Starting at the first line of the listing below, repeat each line up to and including the one containing "from bokeh.core.properties import value". Leave out pictures.
#### Material for the task ####
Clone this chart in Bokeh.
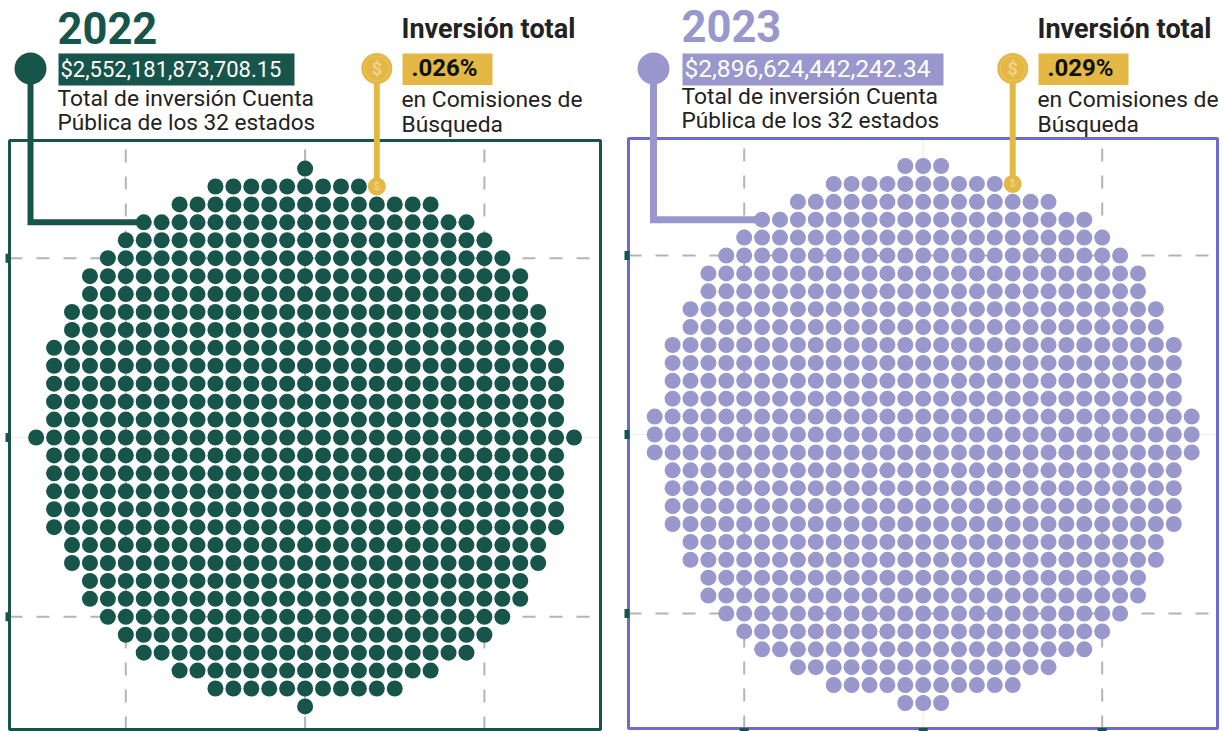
from bokeh.embed import file_html
from bokeh.resources import INLINE
from bokeh.plotting import figure
from bokeh.layouts import row
from bokeh.models import Range1d
from bokeh.core.properties import value

# Grid rows -15..15 (top to bottom); columns of the first and last dot in each row
ROW_IDS = list(range(-15, 16))
left_2022 = [0,-5,-7,-9,-10,-11,-12,-12,-13,-13,-14,-14,-14,-14,-14,-15,-14,-14,-14,-14,-14,-13,-13,-12,-12,-11,-10,-9,-7,-5,0]
right_2022 = [0,4,7,9,10,11,12,12,13,13,14,14,14,14,14,15,14,14,14,14,14,13,13,12,12,11,10,9,7,5,0]
left_2023 = [-1,-5,-7,-9,-10,-11,-12,-12,-13,-13,-14,-14,-14,-14,-15,-15,-15,-14,-14,-14,-14,-13,-13,-12,-12,-11,-10,-9,-7,-5,-1]
right_2023 = [1,5,7,9,10,11,12,12,13,13,14,14,14,14,15,15,15,14,14,14,14,13,13,12,12,11,10,9,7,5,1]
grid_ticks = [-10, 0, 10]

YEARS = ["2022", "2023"]
AMOUNTS = ["$2,552,181,873,708.15", "$2,896,624,442,242.34"]
SHARES = [".026%", ".029%"]
TOTAL_LINES = ["Total de inversión Cuenta", "Pública de los 32 estados"]
COMM_LINES = ["en Comisiones de", "Búsqueda"]
HEAD = "Inversión total"

GREEN, LAV, GOLD = "#17544A", "#9997CC", "#E3B844"
FONT = "Roboto"
H = 731
TOP = 0
BASE_FIX = 0.36


def panel(page_l, page_r, cfg):
    cx, cy, pitch = cfg["cx"], cfg["cy"], cfg["pitch"]
    X = lambda px: (px - cx) / pitch
    Y = lambda py: (cy - py) / pitch
    p = figure(width=page_r - page_l, height=H, output_backend="svg", toolbar_location=None,
               x_range=Range1d(X(page_l), X(page_r)),
               y_range=Range1d(Y(TOP + H), Y(TOP)),
               x_axis_type=None, y_axis_type=None, min_border=0,
               outline_line_color=None, background_fill_color="white")
    p.grid.visible = False

    # gridlines
    t, b = Y(cfg["frame"][1]), Y(cfg["frame"][3])
    l, r = X(cfg["frame"][0]), X(cfg["frame"][2])
    for v in grid_ticks:
        faint = v == 0 and cfg["faint_center"]
        p.segment([v], [b], [v], [t], line_color="#E8E8E8" if faint else "#B4B4B4",
                  line_width=1 if faint else 2, line_dash="solid" if faint else "13 14")
        faint_h = v == 0
        p.segment([l], [v], [r], [v], line_color="#EDEDED" if faint_h else "#B4B4B4",
                  line_width=1 if faint_h else 2, line_dash="solid" if faint_h else "13 14")
    # frame
    p.quad(left=[l], right=[r], top=[t], bottom=[b], fill_color=None,
           line_color=cfg["frame_color"], line_width=cfg["frame_w"])
    # small tick stubs
    p.rect([l - 1.5 / pitch] * 3, grid_ticks, width=5, height=9, width_units="screen",
           height_units="screen", fill_color=GREEN, line_color=None)
    if cfg["bottom_ticks"]:
        p.rect(grid_ticks, [b - 2 / pitch] * 3, width=9, height=5, width_units="screen",
               height_units="screen", fill_color=GREEN, line_color=None)

    # dots
    xs, ys = [], []
    for k, a, z in zip(ROW_IDS, cfg["left"], cfg["right"]):
        for c in range(a, z + 1):
            if (k, c) == cfg["gold_dot"]:
                continue
            xs.append(c); ys.append(-k)
    p.scatter(xs, ys, marker="circle", size=16, fill_color=cfg["color"], line_color=None)

    # leader from the big marker to the first dot of its row
    lx, ly = cfg["lead"]
    lk, lc = cfg["lead_dot"]
    p.line([X(lx), X(lx), lc], [Y(ly), -lk, -lk],
           line_color=cfg["color"], line_width=cfg["lead_w"], line_join="miter")
    p.scatter([X(lx)], [Y(ly)], marker="circle", size=32, fill_color=cfg["color"], line_color=None)

    # coin line and coins
    gk, gc = cfg["gold_dot"]
    p.line([gc, gc], [Y(68), -gk], line_color=GOLD, line_width=6)
    p.scatter([gc], [Y(68)], marker="circle", size=31, fill_color=GOLD, line_color=None)
    p.scatter([gc], [Y(68)], marker="circle", size=25, fill_color=None, line_color="#E9C767", line_width=1)
    p.scatter([gc], [-gk], marker="circle", size=18, fill_color=GOLD, line_color=None)
    p.text([gc], [Y(68)], text=["$"], text_font=value(FONT), text_font_style="bold", text_font_size="18px",
           text_color="#EFD48A", text_align="center", text_baseline="middle")
    p.text([gc], [-gk], text=["$"], text_font=value(FONT), text_font_style="bold", text_font_size="10px",
           text_color="#EFD48A", text_align="center", text_baseline="middle")

    def txt(px, py, s, size, color="#222222", style="normal"):
        p.text([X(px)], [Y(py - BASE_FIX * size)], text=[s], text_font=value(FONT), text_font_style=style,
               text_font_size=f"{size}px", text_color=color, text_align="left",
               text_baseline="alphabetic")

    def box(x0, y0, x1, y1, color):
        p.quad(left=[X(x0)], right=[X(x1)], top=[Y(y0)], bottom=[Y(y1)], fill_color=color, line_color=None)

    txt(cfg["tx"] - 1, cfg["title_y"], cfg["year"], 43.5, cfg["color"], "bold")
    box(cfg["tx"], 53, cfg["amt_r"], 85, cfg["color"])
    txt(cfg["tx"] + 2, 77, cfg["amount"], cfg["amt_size"], "#FFFFFF", "normal")
    txt(cfg["tx"] - 1 - cfg["nudge"], cfg["t1"], TOTAL_LINES[0], 22.8)
    txt(cfg["tx"] - 1 - cfg["nudge"], cfg["t1"] + 24, TOTAL_LINES[1], 22.6)

    gx = cfg["gx"]
    txt(gx - 1, 38, HEAD, 27, "#222222", "bold")
    box(gx, 53, gx + 90, 84.5, GOLD)
    txt(gx + 9, 76, cfg["share"], 24, "#111111", "bold")
    txt(gx - 1, 107, COMM_LINES[0], 22.8)
    txt(gx - 1, 132, COMM_LINES[1], 22.8)
    return p


p1 = panel(0, 614, dict(cx=304.6, cy=437, pitch=17.93, frame=(9, 140, 600, 729), frame_color=GREEN, frame_w=3,
                        faint_center=False, bottom_ticks=False, left=left_2022, right=right_2022,
                        gold_dot=(-14, 4), color=GREEN, lead=(30, 68), lead_dot=(-12, -9), lead_w=6,
                        tx=58, title_y=43, year=YEARS[0], amount=AMOUNTS[0], amt_r=294, amt_size=22,
                        nudge=0, t1=106, gx=402, share=SHARES[0]))
p2 = panel(614, 1227, dict(cx=922.7, cy=434, pitch=17.9, frame=(628, 138, 1217, 728), frame_color="#6C6CCE", frame_w=3,
                           faint_center=True, bottom_ticks=True, left=left_2023, right=right_2023,
                           gold_dot=(-14, 5), color=LAV, lead=(653, 68), lead_dot=(-12, -9), lead_w=7,
                           tx=682, title_y=41, year=YEARS[1], amount=AMOUNTS[1], amt_r=943, amt_size=24.5,
                           nudge=0, t1=104, gx=1038, share=SHARES[1]))

layout = row(p1, p2, spacing=0)
open("out.html", "w").write(file_html(layout, INLINE))
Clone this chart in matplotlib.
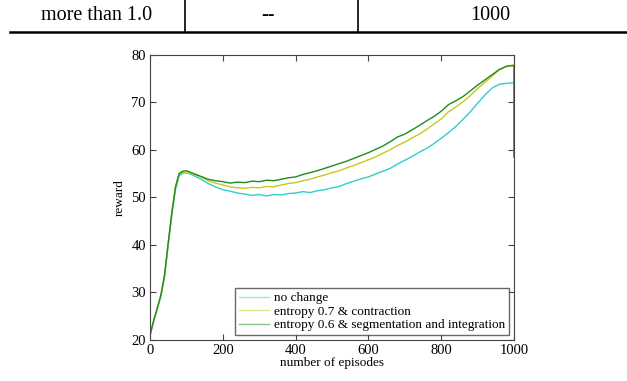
import matplotlib.pyplot as plt
from matplotlib.lines import Line2D

# episodes: every 10 during the early rise, then every 20; last point repeated for the drop at 1000
episodes = list(range(0, 100, 10)) + list(range(100, 1001, 20)) + [1000]

no_change = [21.0, 23.9, 26.5, 29.2, 33.3, 39.9, 46.3, 51.6, 54.5, 55.1,
             55.2, 54.6, 53.8, 52.9, 52.2,
             51.6, 51.3, 50.9, 50.7, 50.4, 50.6, 50.3, 50.6, 50.5, 50.8,
             50.9, 51.2, 51.0, 51.4, 51.6, 52.0, 52.3, 52.9, 53.4, 53.9,
             54.3, 54.9, 55.5, 56.1, 57.0, 57.8, 58.6, 59.5, 60.3, 61.3,
             62.4, 63.6, 64.9, 66.4, 68.0, 69.8, 71.5, 73.0, 73.8, 74.0,
             74.1, 74.1]
entropy_07 = [21.0, 24.0, 26.6, 29.4, 33.6, 40.3, 46.7, 52.1, 54.9, 55.3,
              55.2, 54.9, 54.3, 53.5, 53.0,
              52.6, 52.2, 52.0, 51.9, 52.1, 52.0, 52.3, 52.2, 52.6, 52.9,
              53.1, 53.5, 53.8, 54.3, 54.7, 55.2, 55.6, 56.2, 56.7, 57.3,
              57.9, 58.5, 59.3, 60.0, 60.9, 61.6, 62.5, 63.3, 64.3, 65.4,
              66.5, 68.0, 69.0, 70.1, 71.4, 72.9, 74.2, 75.5, 76.9, 77.5,
              77.9, 58.5]
entropy_06 = [21.0, 24.1, 26.7, 29.5, 33.7, 40.4, 46.8, 52.2, 55.0, 55.5,
              55.6, 55.0, 54.4, 53.8, 53.5,
              53.3, 53.0, 53.2, 53.1, 53.4, 53.3, 53.6, 53.5, 53.8, 54.1,
              54.3, 54.8, 55.2, 55.6, 56.1, 56.6, 57.1, 57.6, 58.2, 58.8,
              59.4, 60.1, 60.8, 61.7, 62.7, 63.3, 64.2, 65.1, 66.1, 67.0,
              68.1, 69.5, 70.3, 71.2, 72.4, 73.6, 74.7, 75.8, 76.9, 77.6,
              77.7, 58.5]

labels = ['no change', 'entropy 0.7 & contraction',
          'entropy 0.6 & segmentation and integration']
colors = ['#33cccc', '#c8c81e', '#1e8c1e']

table_row = ['more than 1.0', '--', '1000']

plt.rcParams['font.family'] = ['Liberation Serif', 'DejaVu Serif']

fig = plt.figure(figsize=(6.27, 3.81), dpi=100)

# table row above the chart (part of the page)
for txt, xc in zip(table_row, [97 / 627, 268 / 627, 490 / 627]):
    fig.text(xc, 1 - 16 / 381, txt, ha='center', va='center', fontsize=14.5)
for xv in [185 / 627, 358 / 627]:
    fig.add_artist(Line2D([xv, xv], [1, 1 - 32 / 381], color='black', lw=1.2))
fig.add_artist(Line2D([10 / 627, 1], [1 - 32 / 381, 1 - 32 / 381], color='black', lw=1.8))

ax = fig.add_axes([150 / 627, 1 - 340 / 381, 364 / 627, 285.3 / 381])
for vals, lab, c in zip([no_change, entropy_07, entropy_06], labels, colors):
    ax.plot(episodes, vals, color=c, lw=1.0, label=lab)

ax.set_xlim(0, 1000)
ax.set_ylim(20, 80)
ax.set_xticks([0, 200, 400, 600, 800, 1000])
ax.set_yticks([20, 30, 40, 50, 60, 70, 80])
ax.tick_params(direction='in', top=True, right=True, labelsize=10.5, length=4,
               color='#444444', pad=3)
for s in ax.spines.values():
    s.set_color('#444444')
ax.set_xlabel('number of episodes', fontsize=9.5, labelpad=0)
ax.set_ylabel('reward', fontsize=9.5, labelpad=4)

leg = ax.legend(loc='lower right', fontsize=9.5, frameon=True, fancybox=False,
                borderaxespad=0.35, handlelength=2.3, labelspacing=0.1,
                borderpad=0.3, handletextpad=0.4)
leg.get_frame().set_edgecolor('#444444')
leg.get_frame().set_linewidth(1.0)
for line in leg.get_lines():
    line.set_alpha(0.5)

fig.savefig('out.png', dpi=100)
####
The response:
Clone this chart in Bokeh.
from bokeh.embed import file_html
from bokeh.resources import INLINE
from bokeh.plotting import figure
from bokeh.layouts import row
from bokeh.models import Range1d
from bokeh.core.properties import value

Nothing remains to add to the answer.